I get complaints that some of my blog pictures
are, well, crude, so in lieu of a crude bankruptcy
cramdown picture, I selected a nice one of me.
There are lots of what we lawyers call “terms of art” in bankruptcy, or whatever field of practice applies.
In bankruptcy, a cramdown is paying a secured creditor the value of the collateral, the security, with interest, but the rest is an unsecured claim, included with the other unsecured creditors, like credit cards and medical bills.
This can be done in Chapter 7 bankruptcy only by what is called redeeming, which is paying the entire secured claim at once.
Bankruptcy cramdown applies in Chapter 13 and Chapter 11 bankruptcy payment plans.
For example, your car is worth $5,000, but you owe $10,000. The finance company has a secured claim for $5,000, which you can pay over time in your plan, with interest. The $5,000 balance goes into the unsecured class of creditors, and shares in whatever money that class gets in your plan.
There is a catch in Chapter 13 that the car debt must be older than 910 days.
The basic rule in bankruptcy is that claims are split, secured only up to the value of the collateral.
If you and the creditor disagree on that value, the court will decide after an evidentiary hearing.
The other exception besides the 910 day car rule is, that you cannot cramdown the first mortgage on your principal residence.
This prevented a much more fair and orderly unwinding of the real estate bubble collapse ten years ago, but, you can search the blog for my rants on that topic.
Cramdown on Residence?
So, no matter how much your home is worth, you cannot cramdown that first mortgage.
(Except in Chapter 12 for farmers and fishermen)

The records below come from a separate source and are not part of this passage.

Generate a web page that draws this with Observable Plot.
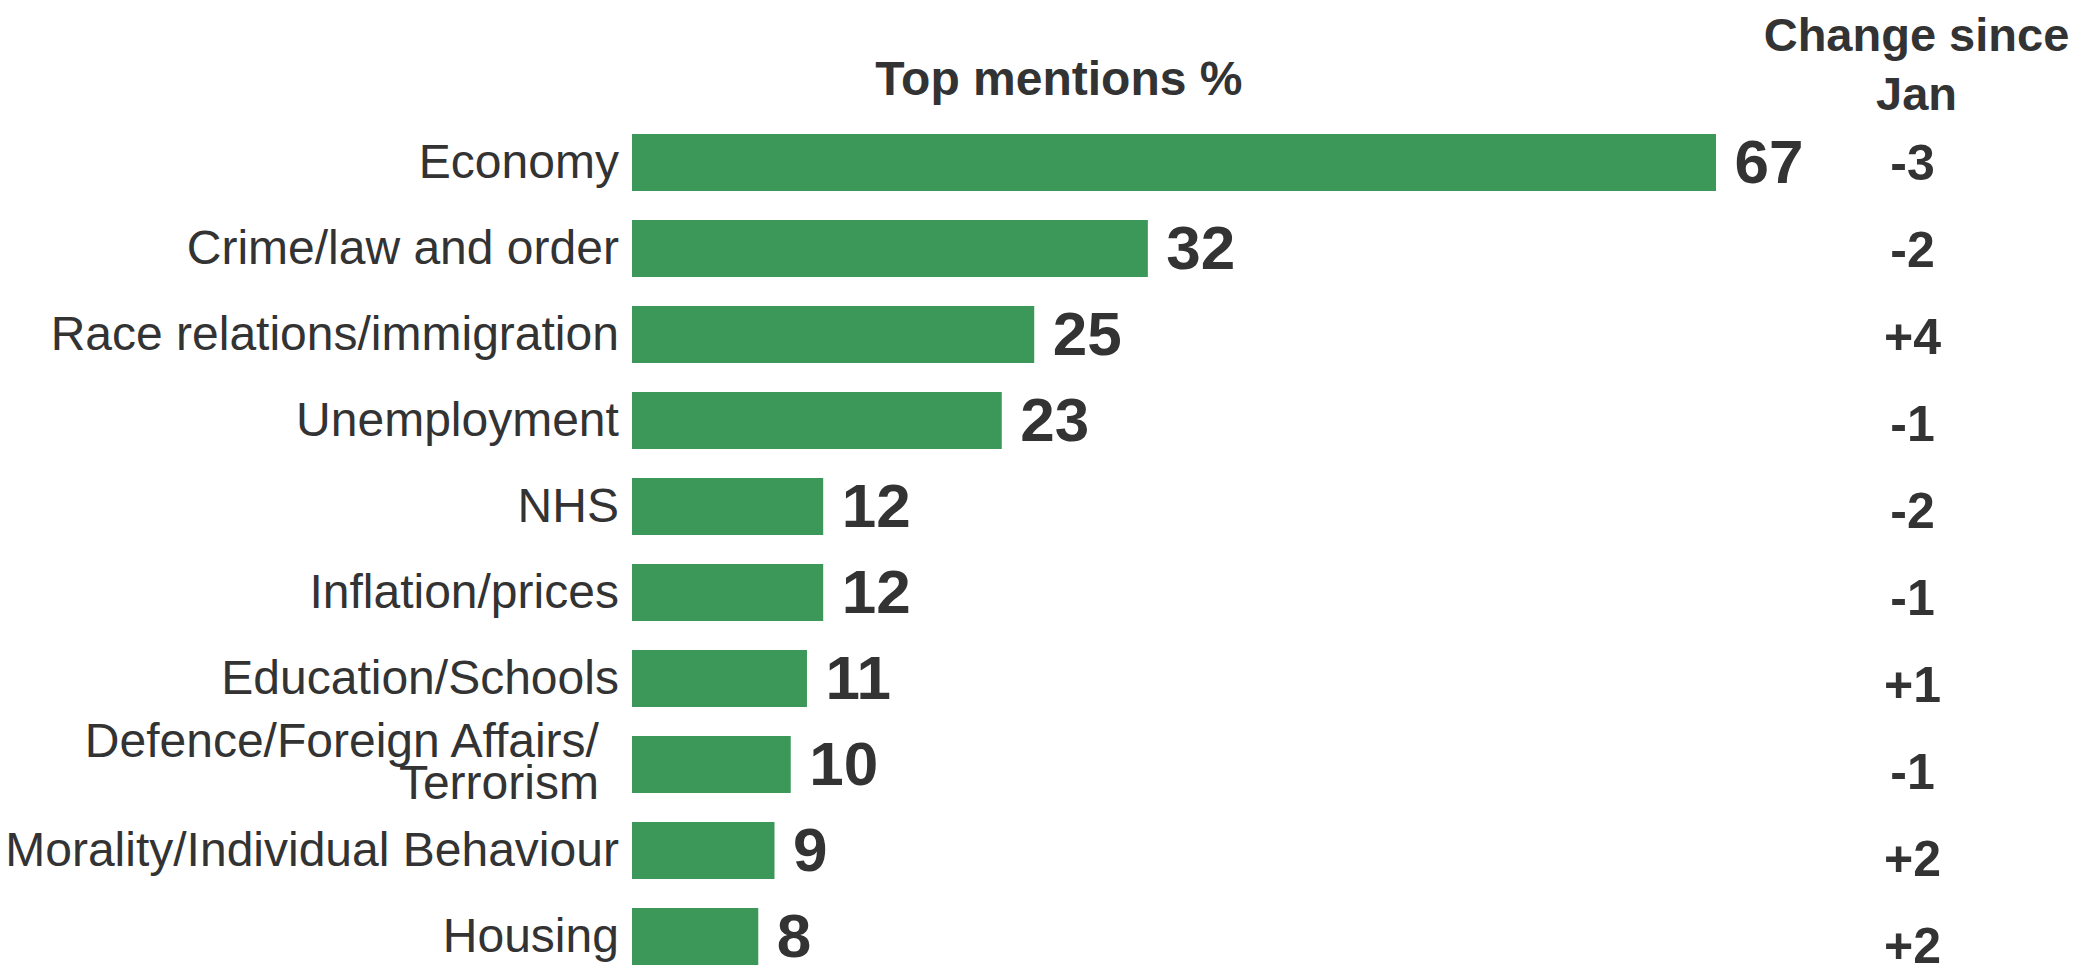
<!DOCTYPE html>
<html><head><meta charset="utf-8">
<script src="https://cdn.jsdelivr.net/npm/d3@7"></script>
<script src="https://cdn.jsdelivr.net/npm/@observablehq/plot@0.6"></script>
<style>body{margin:0;background:#fff;} svg{display:block;} #chart{position:relative;width:2075px;height:970px;} #chart .overlay{position:absolute;left:0;top:0;background:transparent;}</style>
</head><body><div id="chart"></div>
<script>
const categories = ["Economy","Crime/law and order","Race relations/immigration","Unemployment","NHS","Inflation/prices","Education/Schools","Defence/Foreign Affairs/\nTerrorism","Morality/Individual Behaviour","Housing"];
const mentions = [67,32,25,23,12,12,11,10,9,8];
const changes = ["-3","-2","+4","-1","-2","-1","+1","-1","+2","+2"];
const titleMain = "Top mentions %";
const titleChange = "Change since\nJan";

const data = categories.map((c,i)=>({category:c, value:mentions[i], change:changes[i]}));
const font = "'Liberation Sans', Arial, sans-serif";
const ink = "#333333";
const chart = Plot.plot({
  width: 2075, height: 970,
  marginLeft: 628.4, marginRight: 359, marginTop: 130.7, marginBottom: 1.7,
  style: {fontFamily: font, background:"#fff"},
  x: {domain:[0,67], axis:null},
  y: {domain: categories, axis:null, paddingInner:0.335, paddingOuter:0},
  marks: [
    Plot.barX(data, {x:"value", y:"category", fill:"#3c9858", insetLeft:3.6}),
    Plot.text(data.filter(d=>!d.category.includes("\n")), {y:"category", text:"category", frameAnchor:"left", textAnchor:"end", dx:-10, fontSize:48, fill:ink}),
    Plot.text(data.filter(d=>d.category.includes("\n")), {y:"category", text:"category", frameAnchor:"left", textAnchor:"end", dx:-30, fontSize:48, lineHeight:0.87, fill:ink}),
    Plot.text(data, {x:"value", y:"category", text: d=>String(d.value), textAnchor:"start", dx:18, fontSize:62, fontWeight:"bold", fill:ink}),
    Plot.text([titleMain], {text:d=>d, frameAnchor:"top-left", dx:430, dy:-36, lineAnchor:"bottom", textAnchor:"middle", fontSize:48, fontWeight:"bold", fill:ink}),
    Plot.text([titleChange], {text:d=>d, frameAnchor:"top-right", dx:200, dy:-21, lineAnchor:"bottom", textAnchor:"middle", fontSize:47, lineHeight:1.27, fontWeight:"bold", fill:ink})
  ]
});
// change column: its rows are spaced slightly wider than the bars
const changeCol = Plot.plot({
  width: 2075, height: 970,
  marginLeft: 628.4, marginRight: 359, marginTop: 0, marginBottom: 0,
  style: {fontFamily: font, background:"transparent"},
  x: {domain:[0,67], axis:null},
  y: {type:"point", domain: categories, range:[162.5, 946], padding:0, axis:null},
  marks: [
    Plot.text(data, {y:"category", text:"change", frameAnchor:"right", textAnchor:"middle", dx:196, fontSize:50, fontWeight:"bold", fill:ink})
  ]
});
changeCol.classList.add("overlay");
const el = document.getElementById("chart");
el.appendChild(chart);
el.appendChild(changeCol);
</script>
</body></html>
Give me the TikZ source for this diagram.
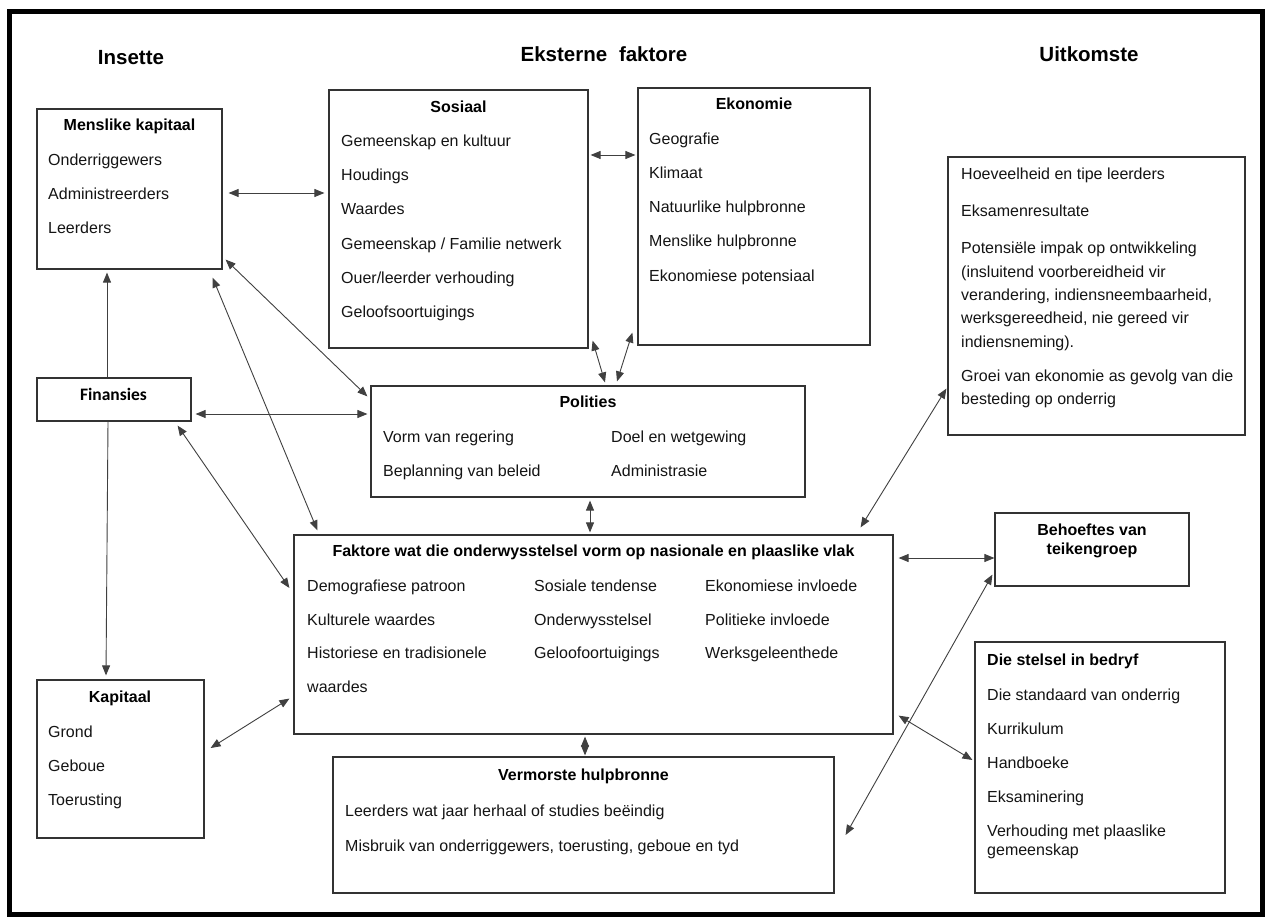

IF the only collateral for that loan is your residence.
If your residence and other property are collateral, then you can cram down the first mortgage.
Maybe you live in a duplex, and you rent the other half. Or have a home and a cottage securing the same debt.
There are still issues, like paying off the secured debt within the 5 year maximum a Chapter 13 bankruptcy case is allowed.
Some Ohio bankruptcy courts have stretched the limits on this, allowing bankruptcy cramdown on the first mortgage on a principal residence.
In Re Stevens, Case 14-41709, in the Northern District of Ohio with Judge Kay Woods (Youngstown). Adversary case 14-41709 styled as Daniel E. Stevens, Jr. v. SunTrust Mortgage, Inc. was filed and SunTrust promptly filed a motion to dismiss the case based on violation of 11 USC §1322(b)(2). In a surprising opinion in response to the motion, Judge Woods indicated that the mortgage took more than just an interest in the property and therefore, the protection of 11 USC §1322(b) (2) did not apply. This additional property was the pledge for escrow funds found in the mortgage. The position caused great alarm among creditors’ attorneys as most standard mortgage forms in Ohio contain the escrow provision cited in Judge Woods’ opinion. This case was settled rather than litigated, but the Judge’s opinion clearly laid out her position and has been discussed aggressively by debtors’ attorneys in Ohio as a way to get a Chapter 13 cram down provision on a primary residence.
Unfortunately, I agree with the creditor attorney who wrote the above piece, and I think the creditor will ultimately win on this issue.